By Monica Hatswell
The global occurrence of disco took off in Australia from 1975 to 1980 with the influence of US artists suck as KC and the Sunshine Band, who drew upon influenced from homosexual subculture of the time. Young men and women often gathered in nightclubs dressed in new disco clothing that were designed to show off the body and shine under the bright dance-floor lights."disco attire was about embracing the glamour and individuality of the scene in an outfit that was comfortable to dance in and that stood out just enough to attract a potential dance partner"(Mankowski, N/A). Disco clothing was usually only worn at night and was often made from stretchy fabrics like lycra and spandex, or synthetic polyester and velour and decorated with sequins. Popular items of disco clothing for women included short 'hotpants', bodysuits and towering platform shoes. Not everyone agreed with disco attire "Many feminists denounced disco fashion as backlash, condemning the return to feminine and sexy fashions as a resurgence of traditional female stereotypes, sexual objectification, and a threat to their cause" (Mankowski, N/A), but fellow designer Norma Kamali believed that women wearing body wear were “working through a lot of things (raised by feminism) . . . confident enough to be both feminine and aggressive.”
When it got into the 1977 the fashion that followed it was the music of punk, which involved dog collars, and safety pins and graffiti dubbed t-shirts.
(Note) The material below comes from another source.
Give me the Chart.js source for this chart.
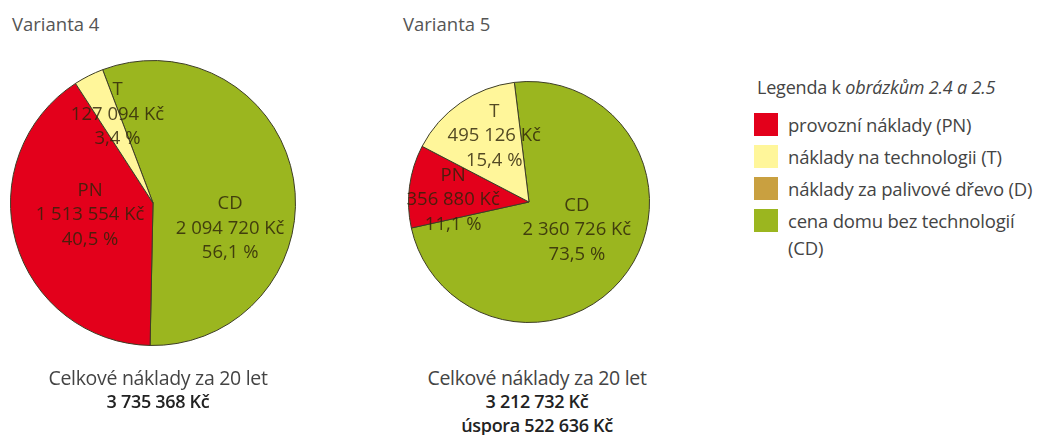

The whole idea of Punk was to rebel against the mainstream fashion which made it quite a bold outrageous new style.
In the 1960s ladies also started wearing “hip hugger”, jeans that sat several inches below the normal waistline. These jeans were often surprisingly tight and were decorated with embroidery or studs and may have even been bleached to vary the color. This type of jeans carried into the 70s, 80s, 90s, and are still fashionable present day.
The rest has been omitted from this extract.